Looking good, now need to see about sensors (airflow.hooks.base, airflow.sensors.base). However, the palette listing on the left is just for operators, not sensors, so should be fine.
@MR-GOYAL @lresende @ianonavy @thesuperzapper for Airflow 2.x package catalog connector / wheel file, it is not enough to just change the BaseOperator class for correct operator import as in the linked WIP PR here. When the properties of airflow components are added, the parsing of the properties and its init fields needs to be changed, too, at https://github.com/elyra-ai/elyra/blob/main/elyra/pipeline/airflow/component_parser_airflow.py#L203, among others.
Why? Because the format changed (example bash operator) between
Airflow 1.10, for example
https://github.com/apache/airflow/blob/v1-10-stable/airflow/operators/bash_operator.py#L43 https://github.com/apache/airflow/blob/v1-10-stable/airflow/operators/bash_operator.py#L93
and Airflow current
https://github.com/apache/airflow/blob/main/airflow/operators/bash.py#L48 https://github.com/apache/airflow/blob/main/airflow/operators/bash.py#L138
Things like None handling, required properties in the operators etc. I'll make sure to cover and test this in my PR. I found out, for example, that the cwd field of BashOperator currently fillls in empty strings when no textbox input in Elyra node editor for that property is done, when in fact it should be None ...
raise AirflowException(f"Can not find the cwd: {self.cwd}")

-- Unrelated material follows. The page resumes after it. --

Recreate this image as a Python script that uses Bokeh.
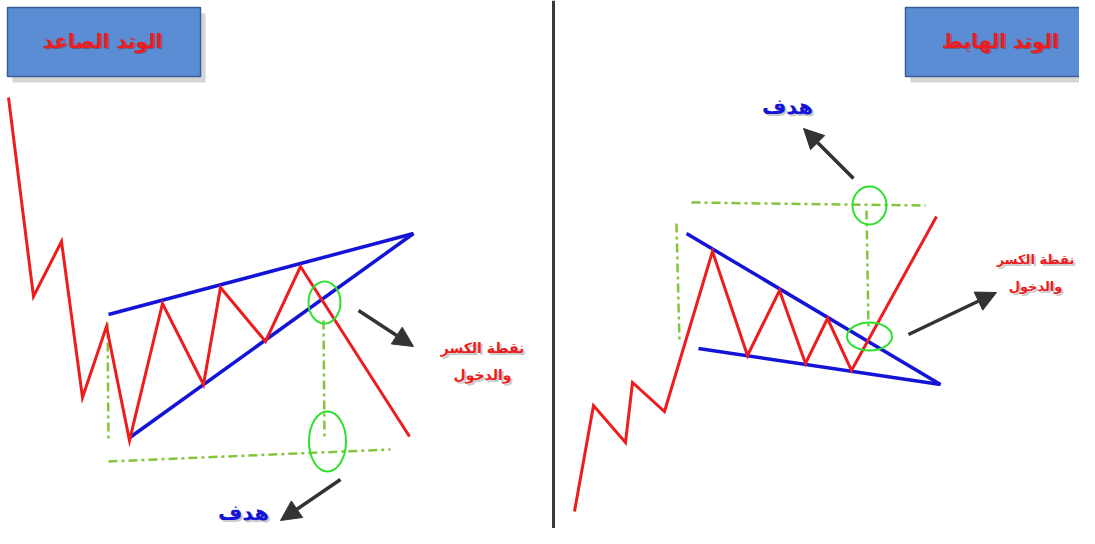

airflow.exceptions.AirflowException: Can not find the cwd:
https://github.com/apache/airflow/blob/main/airflow/operators/bash.py#L216
getting the general direction, WIP, for example, with the changes from PR 3167 and the recognition fix already in the PR linked to this issue here, BashOperator gets executed correctly, properties assembly and parsing needs some more work, though, as hinted toward with cwd property of BashOperator.